Aim: Copy from the first line below down to and including the line with "const colors = ['#4a7ebb', '#d0504d', '#b2c93e'];". Skip the pictures.

Raw data:
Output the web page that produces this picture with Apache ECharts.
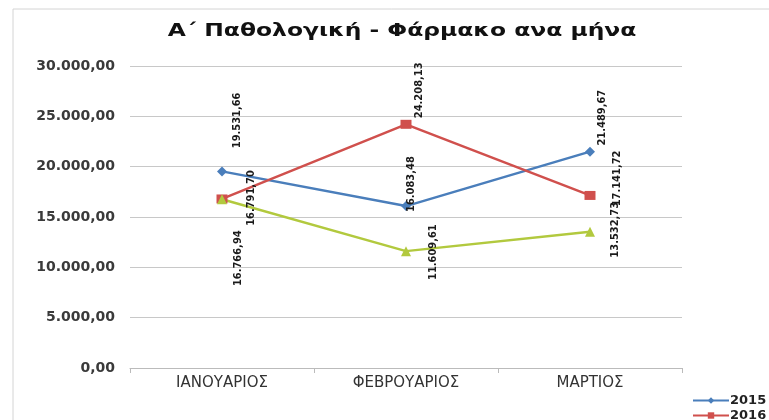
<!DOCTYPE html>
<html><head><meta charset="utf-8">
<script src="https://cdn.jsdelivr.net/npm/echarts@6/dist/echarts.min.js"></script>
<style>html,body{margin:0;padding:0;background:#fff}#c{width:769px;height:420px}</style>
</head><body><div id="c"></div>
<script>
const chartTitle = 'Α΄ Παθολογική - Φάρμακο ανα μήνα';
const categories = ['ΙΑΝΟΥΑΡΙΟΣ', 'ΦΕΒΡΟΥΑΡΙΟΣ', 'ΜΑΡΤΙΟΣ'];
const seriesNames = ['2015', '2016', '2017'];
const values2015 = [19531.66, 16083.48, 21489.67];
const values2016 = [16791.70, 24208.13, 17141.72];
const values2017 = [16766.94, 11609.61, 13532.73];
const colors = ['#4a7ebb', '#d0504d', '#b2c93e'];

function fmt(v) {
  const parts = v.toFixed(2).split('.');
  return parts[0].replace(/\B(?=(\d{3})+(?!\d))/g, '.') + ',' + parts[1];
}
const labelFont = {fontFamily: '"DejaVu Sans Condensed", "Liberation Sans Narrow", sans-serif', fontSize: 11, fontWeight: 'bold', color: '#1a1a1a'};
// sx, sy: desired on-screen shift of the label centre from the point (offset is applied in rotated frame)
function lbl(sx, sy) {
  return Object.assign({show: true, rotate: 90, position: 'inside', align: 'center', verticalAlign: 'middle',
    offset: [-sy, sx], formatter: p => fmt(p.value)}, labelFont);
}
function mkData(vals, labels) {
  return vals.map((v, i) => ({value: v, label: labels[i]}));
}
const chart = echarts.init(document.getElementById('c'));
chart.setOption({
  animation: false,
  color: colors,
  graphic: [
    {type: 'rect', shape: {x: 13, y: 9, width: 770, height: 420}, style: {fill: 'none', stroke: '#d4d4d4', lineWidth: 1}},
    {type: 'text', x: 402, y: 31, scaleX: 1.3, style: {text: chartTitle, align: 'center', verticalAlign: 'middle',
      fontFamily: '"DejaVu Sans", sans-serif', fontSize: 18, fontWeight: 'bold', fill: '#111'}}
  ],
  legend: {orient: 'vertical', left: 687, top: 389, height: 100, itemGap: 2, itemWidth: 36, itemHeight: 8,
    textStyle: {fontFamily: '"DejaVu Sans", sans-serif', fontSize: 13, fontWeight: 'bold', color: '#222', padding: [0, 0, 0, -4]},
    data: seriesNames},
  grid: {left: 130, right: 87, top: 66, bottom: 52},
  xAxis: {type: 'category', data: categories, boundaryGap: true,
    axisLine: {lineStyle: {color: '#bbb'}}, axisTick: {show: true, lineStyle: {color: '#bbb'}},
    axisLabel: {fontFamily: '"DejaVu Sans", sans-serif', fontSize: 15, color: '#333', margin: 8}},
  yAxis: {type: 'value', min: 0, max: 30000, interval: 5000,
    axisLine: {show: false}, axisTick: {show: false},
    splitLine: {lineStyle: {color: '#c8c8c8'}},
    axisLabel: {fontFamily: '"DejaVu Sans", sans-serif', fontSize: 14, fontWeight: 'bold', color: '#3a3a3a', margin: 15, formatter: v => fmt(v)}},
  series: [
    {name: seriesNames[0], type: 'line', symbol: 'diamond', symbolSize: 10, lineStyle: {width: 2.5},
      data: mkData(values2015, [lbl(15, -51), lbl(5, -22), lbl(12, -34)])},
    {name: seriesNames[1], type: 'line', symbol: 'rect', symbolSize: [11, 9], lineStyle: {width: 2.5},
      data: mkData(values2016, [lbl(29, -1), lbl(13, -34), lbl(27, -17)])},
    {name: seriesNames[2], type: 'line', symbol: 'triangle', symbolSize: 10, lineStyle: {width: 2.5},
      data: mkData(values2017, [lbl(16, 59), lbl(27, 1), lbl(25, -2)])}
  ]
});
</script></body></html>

Exercise response:
Output the web page that produces this picture with Apache ECharts.
<!DOCTYPE html>
<html><head><meta charset="utf-8">
<script src="https://cdn.jsdelivr.net/npm/echarts@6/dist/echarts.min.js"></script>
<style>html,body{margin:0;padding:0;background:#fff}#c{width:769px;height:420px}</style>
</head><body><div id="c"></div>
<script>
const chartTitle = 'Α΄ Παθολογική - Φάρμακο ανα μήνα';
const categories = ['ΙΑΝΟΥΑΡΙΟΣ', 'ΦΕΒΡΟΥΑΡΙΟΣ', 'ΜΑΡΤΙΟΣ'];
const seriesNames = ['2015', '2016', '2017'];
const values2015 = [19531.66, 16083.48, 21489.67];
const values2016 = [16791.70, 24208.13, 17141.72];
const values2017 = [16766.94, 11609.61, 13532.73];
const colors = ['#4a7ebb', '#d0504d', '#b2c93e'];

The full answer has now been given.